Waivers for Areas Containing More Than One County

The LSA standard also can be applied to areas larger than a single county. The March 1997 FNS guidance notes that waivers may be approved for groups of counties that form a unified labor market if the unemployment rate for the group of counties, taken as a whole, meets the LSA criterion (i.e., the unemployment rate for the group of counties exceeded the national unemployment rate by at least one-fifth for a recent 24-month period). Where several counties are part of a unified labor market, high unemployment in one or more of those counties may make it difficult for people living in the other counties to find employment.

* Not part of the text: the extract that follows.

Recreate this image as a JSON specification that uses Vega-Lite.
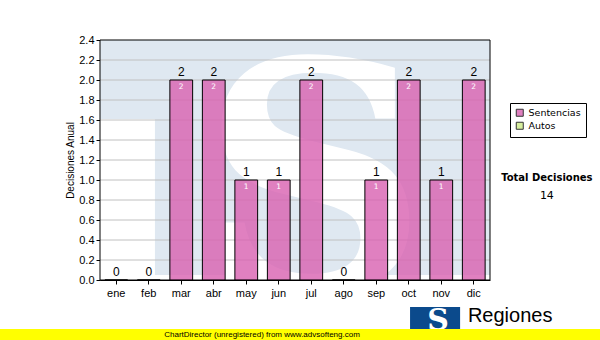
{
  "$schema": "https://vega.github.io/schema/vega-lite/v6.json",
  "width": 390,
  "height": 240,
  "autosize": "none",
  "padding": {"left": 100, "top": 40, "right": 110, "bottom": 60},
  "background": "white",
  "datasets": {
    "months": [
      {"mes": "ene", "serie": "Sentencias", "value": 0},
      {"mes": "feb", "serie": "Sentencias", "value": 0},
      {"mes": "mar", "serie": "Sentencias", "value": 2},
      {"mes": "abr", "serie": "Sentencias", "value": 2},
      {"mes": "may", "serie": "Sentencias", "value": 1},
      {"mes": "jun", "serie": "Sentencias", "value": 1},
      {"mes": "jul", "serie": "Sentencias", "value": 2},
      {"mes": "ago", "serie": "Sentencias", "value": 0},
      {"mes": "sep", "serie": "Sentencias", "value": 1},
      {"mes": "oct", "serie": "Sentencias", "value": 2},
      {"mes": "nov", "serie": "Sentencias", "value": 1},
      {"mes": "dic", "serie": "Sentencias", "value": 2}
    ],
    "grid": [
      {"g": 0.2}, {"g": 0.4}, {"g": 0.6}, {"g": 0.8}, {"g": 1.0}, {"g": 1.2},
      {"g": 1.4}, {"g": 1.6}, {"g": 1.8}, {"g": 2.0}, {"g": 2.2}
    ]
  },
  "data": {"values": [{}]},
  "config": {
    "view": {"stroke": null},
    "font": "Liberation Sans",
    "axis": {
      "domainColor": "black", "tickColor": "black", "labelColor": "black",
      "labelFont": "Liberation Sans", "labelFontSize": 11,
      "titleFont": "Liberation Sans", "titleFontSize": 10, "titleFontWeight": "normal", "titleColor": "black",
      "tickSize": 4, "grid": false
    },
    "legend": {
      "strokeColor": "black", "fillColor": "white", "padding": 5,
      "symbolType": "square", "symbolSize": 49, "symbolStrokeColor": "black", "symbolStrokeWidth": 1,
      "symbolOpacity": 0.8, "labelFont": "DejaVu Sans", "labelFontSize": 9.5, "labelColor": "black",
      "rowPadding": 1
    }
  },
  "layer": [
    {
      "layer": [
        {
          "mark": {"type": "rect", "color": "#dfe8f1"},
          "encoding": {
            "x": {"datum": 0, "type": "quantitative", "scale": {"domain": [0, 12], "nice": false, "zero": false}, "axis": null},
            "x2": {"datum": 12},
            "y": {"datum": 0.05, "type": "quantitative", "scale": {"domain": [0, 2.4], "nice": false, "zero": false}, "axis": null},
            "y2": {"datum": 2.4}
          }
        },
        {
          "mark": {"type": "rect", "color": "white"},
          "encoding": {
            "x": {"datum": 0, "type": "quantitative", "scale": {"domain": [0, 12], "nice": false, "zero": false}, "axis": null},
            "x2": {"datum": 1.69},
            "y": {"datum": 0, "type": "quantitative", "scale": {"domain": [0, 2.4], "nice": false, "zero": false}, "axis": null},
            "y2": {"datum": 1.61}
          }
        },
        {
          "mark": {"type": "text", "text": "S", "clip": true, "color": "white", "font": "DejaVu Serif", "fontWeight": "bold", "fontSize": 315, "align": "center", "baseline": "alphabetic"},
          "encoding": {
            "x": {"datum": 6.6, "type": "quantitative", "scale": {"domain": [0, 12], "nice": false, "zero": false}, "axis": null},
            "y": {"datum": -0.08, "type": "quantitative", "scale": {"domain": [0, 2.4], "nice": false, "zero": false}, "axis": null}
          }
        },
        {
          "data": {"name": "grid"},
          "mark": {"type": "rule", "color": "#c0c0c0", "strokeWidth": 1},
          "encoding": {
            "x": {"datum": 0, "type": "quantitative", "scale": {"domain": [0, 12], "nice": false, "zero": false}, "axis": null},
            "x2": {"datum": 12},
            "y": {"field": "g", "type": "quantitative", "scale": {"domain": [0, 2.4], "nice": false, "zero": false}, "axis": null}
          }
        },
        {
          "mark": {"type": "rect", "fillOpacity": 0, "stroke": "black", "strokeWidth": 1},
          "encoding": {
            "x": {"datum": 0, "type": "quantitative", "scale": {"domain": [0, 12], "nice": false, "zero": false}, "axis": null},
            "x2": {"datum": 12},
            "y": {"datum": 0, "type": "quantitative", "scale": {"domain": [0, 2.4], "nice": false, "zero": false}, "axis": null},
            "y2": {"datum": 2.4}
          }
        },
        {
          "mark": {"type": "rect", "color": "#0b4a8c"},
          "encoding": {
            "x": {"datum": 9.54, "type": "quantitative", "scale": {"domain": [0, 12], "nice": false, "zero": false}, "axis": null},
            "x2": {"datum": 11.08},
            "y": {"datum": -0.27, "type": "quantitative", "scale": {"domain": [0, 2.4], "nice": false, "zero": false}, "axis": null},
            "y2": {"datum": -0.52}
          }
        },
        {
          "mark": {"type": "text", "text": "S", "color": "white", "font": "DejaVu Serif", "fontWeight": "bold", "fontSize": 30, "align": "center", "baseline": "alphabetic"},
          "encoding": {
            "x": {"datum": 10.4, "type": "quantitative", "scale": {"domain": [0, 12], "nice": false, "zero": false}, "axis": null},
            "y": {"datum": -0.5, "type": "quantitative", "scale": {"domain": [0, 2.4], "nice": false, "zero": false}, "axis": null}
          }
        },
        {
          "mark": {"type": "rect", "color": "#ffff00"},
          "encoding": {
            "x": {"datum": -3.1, "type": "quantitative", "scale": {"domain": [0, 12], "nice": false, "zero": false}, "axis": null},
            "x2": {"datum": 15.4},
            "y": {"datum": -0.49, "type": "quantitative", "scale": {"domain": [0, 2.4], "nice": false, "zero": false}, "axis": null},
            "y2": {"datum": -0.62}
          }
        },
        {
          "mark": {"type": "text", "text": "ChartDirector (unregistered) from www.advsofteng.com", "color": "black", "font": "Liberation Sans", "fontSize": 8, "align": "center", "baseline": "middle"},
          "encoding": {
            "x": {"datum": 4.985, "type": "quantitative", "scale": {"domain": [0, 12], "nice": false, "zero": false}, "axis": null},
            "y": {"datum": -0.545, "type": "quantitative", "scale": {"domain": [0, 2.4], "nice": false, "zero": false}, "axis": null}
          }
        },
        {
          "mark": {"type": "text", "text": "Regiones", "color": "black", "font": "Liberation Sans", "fontSize": 20, "align": "left", "baseline": "alphabetic"},
          "encoding": {
            "x": {"datum": 11.32, "type": "quantitative", "scale": {"domain": [0, 12], "nice": false, "zero": false}, "axis": null},
            "y": {"datum": -0.42, "type": "quantitative", "scale": {"domain": [0, 2.4], "nice": false, "zero": false}, "axis": null}
          }
        },
        {
          "mark": {"type": "text", "text": "Total Decisiones", "color": "black", "font": "DejaVu Sans", "fontWeight": "bold", "fontSize": 10, "align": "center", "baseline": "middle"},
          "encoding": {
            "x": {"datum": 13.75, "type": "quantitative", "scale": {"domain": [0, 12], "nice": false, "zero": false}, "axis": null},
            "y": {"datum": 1.02, "type": "quantitative", "scale": {"domain": [0, 2.4], "nice": false, "zero": false}, "axis": null}
          }
        },
        {
          "data": {"name": "months"},
          "mark": {"type": "text", "color": "black", "font": "DejaVu Sans", "fontSize": 11, "align": "center", "baseline": "middle"},
          "encoding": {
            "text": {"aggregate": "sum", "field": "value", "type": "quantitative"},
            "x": {"datum": 13.75, "type": "quantitative", "scale": {"domain": [0, 12], "nice": false, "zero": false}, "axis": null},
            "y": {"datum": 0.84, "type": "quantitative", "scale": {"domain": [0, 2.4], "nice": false, "zero": false}, "axis": null}
          }
        }
      ]
    },
    {
      "data": {"name": "months"},
      "encoding": {
        "x": {
          "field": "mes", "type": "nominal", "sort": null,
          "scale": {"paddingInner": 0.3, "paddingOuter": 0.15},
          "axis": {"title": null, "labelAngle": 0, "labelPadding": 3, "domainColor": "black"}
        },
        "y": {
          "field": "value", "type": "quantitative",
          "scale": {"domain": [0, 2.4], "nice": false, "zero": false},
          "axis": {
            "title": "Decisiones Anual",
            "values": [0, 0.2, 0.4, 0.6, 0.8, 1.0, 1.2, 1.4, 1.6, 1.8, 2.0, 2.2, 2.4],
            "format": ".1f", "labelPadding": 2, "titlePadding": 3
          }
        }
      },
      "layer": [
        {
          "mark": {"type": "bar", "stroke": "black", "strokeWidth": 1, "fillOpacity": 0.8},
          "encoding": {
            "color": {
              "field": "serie", "type": "nominal",
              "scale": {"domain": ["Sentencias", "Autos"], "range": ["#d860b0", "#ceec88"]},
              "legend": {"title": null, "orient": "none", "legendX": 410, "legendY": 63}
            }
          }
        },
        {
          "mark": {"type": "text", "color": "black", "font": "Liberation Sans", "fontSize": 12, "baseline": "bottom", "dy": -1},
          "encoding": {"text": {"field": "value", "type": "quantitative"}}
        },
        {
          "transform": [{"filter": "datum.value > 0"}],
          "mark": {"type": "text", "color": "white", "font": "DejaVu Sans", "fontSize": 7.5, "baseline": "top", "dy": 3},
          "encoding": {"text": {"field": "value", "type": "quantitative"}}
        }
      ]
    }
  ],
  "resolve": {"scale": {"x": "independent", "y": "independent"}}
}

FNS approved a waiver for Broward County, Florida on this basis. The Census Bureau designated the counties of Broward and Dade a single Consolidated Metropolitan Statistical Area because of the economic integration between the Miami and Fort Lauderdale areas. Combined unemployment in Broward and Dade Counties exceeded the national average by more than one-fifth for the 24-month period from October 1995 to September 1996; as a result, the full two-county area qualified for a waiver in federal fiscal year 1997. This area has continued to be waived on this basis in subsequent years.

One set of multi-county groupings for which states can seek waivers are those designated as "Labor Market Areas" (LMAs) by DOL. (The Center on Budget and Policy Priorities has listings of LMAs in each state and will share them on request.) States also can suggest to FNS other groupings of counties that they believe form single labor markets.

 


Endnotes

1. For Connecticut, Massachusetts, and Rhode Island, DOL does not make LSA determinations on the county level but instead considers all individual towns, regardless of size.

2. The Census Bureau definition of "Metropolitan Statistical Areas," which includes central cities and surrounding counties, is based on the notion that the county and the city are economically integrated.